СООБЩЕСТВО

СПИСОК АВТОРОВ

Владислав Поляковский

Дом голода или сублимация ожидания

04-03-2008





Рецензия опубликована в № 88 журнала "НЛО" (2008)

Драгомощенко А. Безразличия. Рассказы, повесть. — СПб.: Борей-Арт, 2007. — 290 с.

При всем том следовало бы прояснить, что мы имеем в виду, говоря о “литературе”.

А. Драгомощенко. “Безразличия” (в первой версии — “Пыль”)




1



Книга эта, как следует из аннотации, представляет собой сборник “случайной прозы”, что объясняет хронологический разброс включенных в нее текстов. Аннотация заканчивается изумительной фразой, явно написанной самим автором, хотя и от лица “Борей-Арта”: “Издательство надеется, что проза АТД (А.Т. Драгомощенко. — В.П.) если ничего не добавит любителям чтения, то ничего и не изымет из опыта читающего”.

Получается, что эта книга должна быть безразличной. Знающего читателя данный факт, может быть, и не удивит: представление своей деятельности в литературном контексте Драгомощенко в той или степени посвятил различным способам уклонения от различных обязанностей, присущих автору — начиная, самое позднее, с романа “Китайское солнце”. Поэтому книга, имеющая подобное название, должна означать, что при подведении итогов — это ведь сборник текстов разных лет — искомое состояние безразличия (то ли автора к литературе, то ли литературы к автору) наконец-то обретено. Драгомощенко, комментируя название, приводит следующую цитату:

“Для либертена апатия есть метод как таковой. Это безупречный метод, поскольку он представляет собой как практику, так и критику и одновременно управляет как движением желания, так и суждением разума. Действительно, как показал Бланшо, апатия в практическом плане есть необходимое средство господства над доступными индивиду силами и энергией, а также средство их концентрации, поскольку она позволяет индивиду отбрасывать ничтожные объекты (ничтожные, поскольку иллюзорные), над которыми совершается грубый разврат: “Сад требует: чтобы страсть стала энергией, надо провести ее через сжатие, надо, чтобы она опосредовалась, пройдя через неизбежный момент нечувствительности; тогда она достигнет максимальной степени””*.
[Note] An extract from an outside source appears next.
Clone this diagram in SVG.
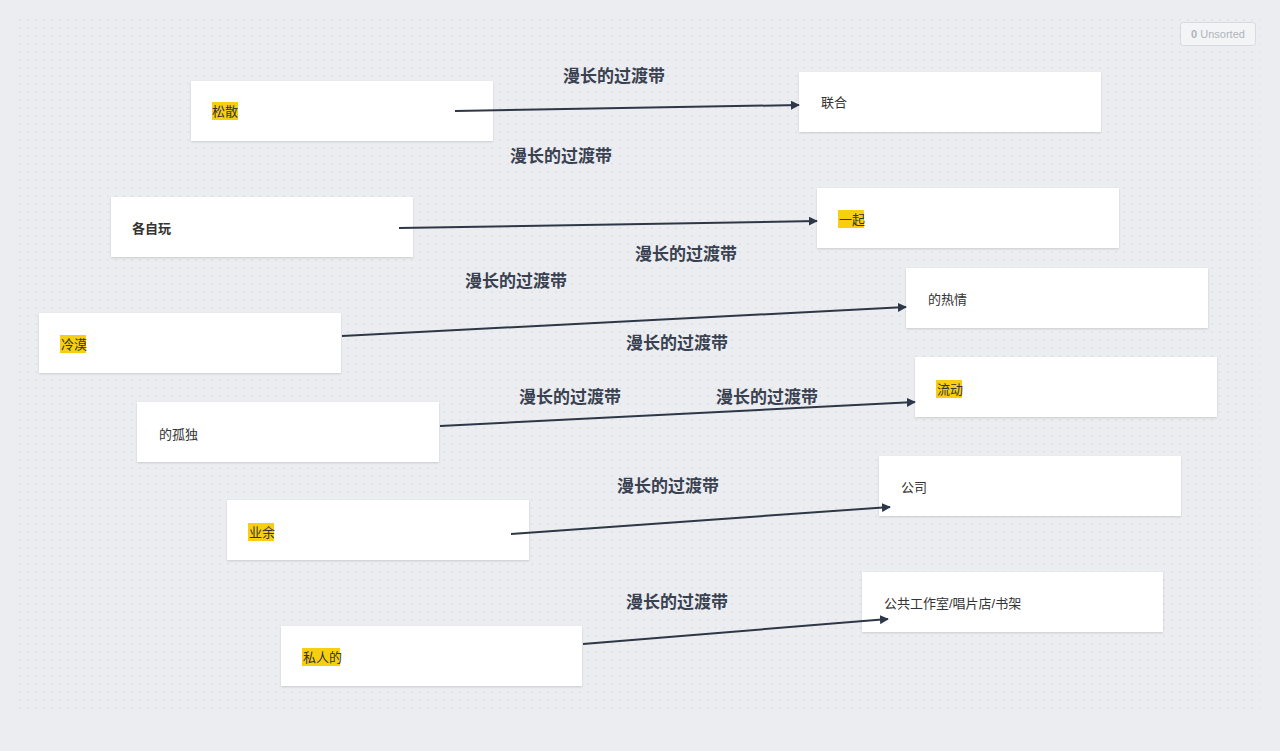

Мы рискуем поддаться на провокацию: ведь апатия не есть безразличие. Напротив, апатии свойственно придавать дополнительный, добавочный смысл реальности, созидать пустое множество бесконечных значений и вакантных смыслов, тогда как безразличие, не лишая мотивацию ее движущей силы, словно бы проецирует мотивацию на иную плоскость. Как же может быть охарактеризована эта плоскость?

Книгу открывает эссе “Там. То. Тогда”, начинающееся с парижских событий 1968 года, а заканчивающееся размышлениями о материи литературы. Драгомощенко пишет о связи литературного и социального контекстов, не делая между ними особых различий, выявляя не прямые переклички, но преемственность. Он обсуждает, что чему в большей степени служит причиной: баррикады на парижских улицах — возникновению новых практик письма или публикация лекций Фердинанда Соссюра — самому студенческому бунту? Сама постановка этого вопроса в высшей степени характерна для Драгомощенко, который постоянно готов доказывать преимущество абстрактной тонкой материи (например, литературности) над конкретными явлениями. Особенность Драгомощенко — если угодно, та же, что и у Жюля Ренара, который воспринимал женские объятия еще и как литературное событие и видел в эстетической эффектности слова не меньшую причину для его произнесения, чем в его смысле.

Драгомощенко — вслед за Виктором Соснорой — возвращает современной словесности эстетику, полемизирующую с концепцией реализма, заявляющую о себе как о единственном и непременном центре и способе письма вообще. Доказательством подобного утверждения служит общая структура включенных в книгу произведений (пожалуй, все же точнее было бы их определить не как рассказы, а как эссе), вне зависимости от их датировки: как правило, начинаются они с упоминания той или иной исторической детали, апеллирующей к социальному контексту, а затем следуют вывод, вопрос или размышление, апеллирующие к контексту эстетическому. Чаще всего речь идет о проявлении литературы и ее свойств в иных, хоть и не совсем чуждых ей, контекстах. Вот, например, эссе, описывающее историю Сары Парди, унаследовавшей состояние своего мужа, основателя оружейной компании “Винчестер”, и создавшей свой бесконечно достраивающийся дом со множеством комнат-ловушек для призраков всех погибших от продукции этой фирмы — поскольку, по мнению вдовы, эти духи постоянно на нее охотились:

“В жизни часто доводится сталкиваться с тем, что, не успев принять вразумительных очертаний в сознании, исчезает бесследно и последующее стремление к чему можно определить как нескончаемое усилие припомнить какое-то мучительно необходимое, но недостижимое воспоминание.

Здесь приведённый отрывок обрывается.